Since there are offenses that require the death penalty, and since the 5% penalty seems to be a punishment on top of the restored property, it is hard to imagine that the sacrifice, in this case at least, is meant to substitute for the offender's punishment.

What I'm saying is this: There is a commonly held Christian theory of atonement that suggests that Jesus served as a sacrifice, bearing sinners' punishment, appeasing God's justice, and thereby making reconciliation between God and humanity. I am not a fan of this theory of so-called penal substitutionary atonement. (There are other, more irenic theories of atonement). Penal substitution portrays God as bloodthirsty and monstrous. It seems to me that it is also based on a misunderstanding of the Old Testament practice of animal sacrifice.*

Chapters 6 and 7 contain further instructions regarding sacrifices for sin, guilt, and well-being (or fellowship). 7:22-27 command that the Israelites refrain from consuming blood and fat. Blood, as I speculated in my last post, contained life and was therefore returned to the Lord.

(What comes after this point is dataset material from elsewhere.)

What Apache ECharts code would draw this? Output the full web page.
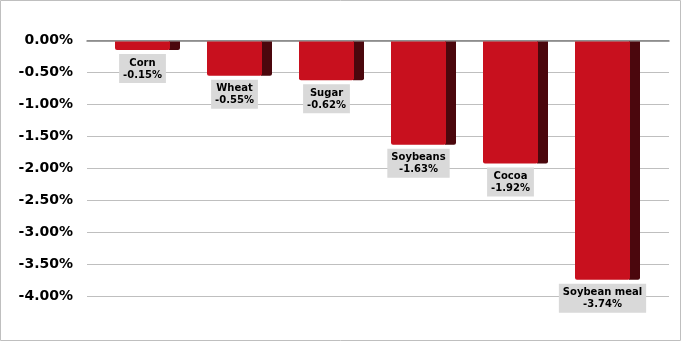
<!DOCTYPE html>
<html><head><meta charset="utf-8">
<script src="https://cdn.jsdelivr.net/npm/echarts@6/dist/echarts.min.js"></script>
<style>html,body{margin:0;padding:0;background:#fff}#c{width:681px;height:341px}</style>
</head><body><div id="c"></div>
<script>
const categories = ['Corn', 'Wheat', 'Sugar', 'Soybeans', 'Cocoa', 'Soybean meal'];
const values = [-0.15, -0.55, -0.62, -1.63, -1.92, -3.74];
const yMin = -4, yMax = 0, yStep = 0.5;

const chart = echarts.init(document.getElementById('c'), null, {renderer: 'canvas'});
const FONT = '"DejaVu Sans", Verdana, sans-serif';

const option = {
  animation: false,
  backgroundColor: '#fff',
  graphic: [{
    type: 'rect', shape: {x: 0.5, y: 0.5, width: 680, height: 340},
    style: {fill: 'none', stroke: '#bfbfbf', lineWidth: 1}, z: 100
  }],
  grid: [
    {left: 87, right: 12, top: 40.5, bottom: 44.5},
    {left: 96.5, right: 32.5, top: 40.5, bottom: 44.5}
  ],
  xAxis: [
    {gridIndex: 0, type: 'category', data: categories, position: 'top',
     axisLine: {show: true, lineStyle: {color: '#7f7f7f', width: 1.5}},
     axisTick: {show: false}, axisLabel: {show: false}, splitLine: {show: false}},
    {gridIndex: 1, type: 'category', data: categories, show: false}
  ],
  yAxis: [
    {gridIndex: 0, type: 'value', min: yMin, max: yMax, interval: yStep,
     axisLine: {show: false}, axisTick: {show: false},
     axisLabel: {margin: 14, color: '#000', fontFamily: FONT, fontWeight: 'bold', fontSize: 14,
       formatter: v => v.toFixed(2) + '%'},
     splitLine: {lineStyle: {color: '#bfbfbf', width: 1}}},
    {gridIndex: 1, type: 'value', min: yMin, max: yMax, interval: yStep, show: false}
  ],
  series: [{
    type: 'custom',
    xAxisIndex: 1, yAxisIndex: 1,
    data: values.map((v, i) => [i, v]),
    z: 10,
    renderItem: function (params, api) {
      const i = api.value(0), v = api.value(1);
      const p0 = api.coord([i, 0]);
      const p1 = api.coord([i, v]);
      const band = api.size([1, 0])[0];
      const fw = band * 55 / 92, sw = band * 10 / 92;
      const cx = p0[0];
      const top = p0[1] + 1, bot = p1[1];
      return {
        type: 'group',
        children: [
          {type: 'rect', shape: {x: cx + fw / 2 - 1, y: top, width: sw + 1, height: bot - top, r: [0, 0, 2, 0]},
           style: {fill: '#4b070d'}},
          {type: 'rect', shape: {x: cx - fw / 2, y: top, width: fw, height: bot - top, r: [0, 0, 2, 2]},
           style: {fill: '#c8101e'}},
          {type: 'text', x: cx, y: bot + 4,
           style: {text: categories[i] + '\n' + v.toFixed(2) + '%', align: 'center', verticalAlign: 'top',
             font: 'bold 10px ' + FONT, lineHeight: 12, fill: '#000',
             backgroundColor: '#d9d9d9', padding: [3, 4, 2, 4]}}
        ]
      };
    }
  }]
};
chart.setOption(option);
</script></body></html>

Fat...well, let's admit it...fat is tasty. All you bacon lovers out there know what I'm talking about. I'm thinking that fat may have belonged to YHWH because, as God, he got the choicest portions.

7:28 ff. tell us that the priests got to eat portions of the sacrifices they offered on behalf of the people. This was their pay. Interestingly, the priests do not receive a portion of sacrifices made for themselves or for the entire community. A footnote in my Lutheran Study Bible suggests that this may have been to prevent abuse of the system.

*The theory of penal substitutionary atonement was first articulated by Anselm in the 11th century, at a long cultural remove from the practice of animal sacrifice.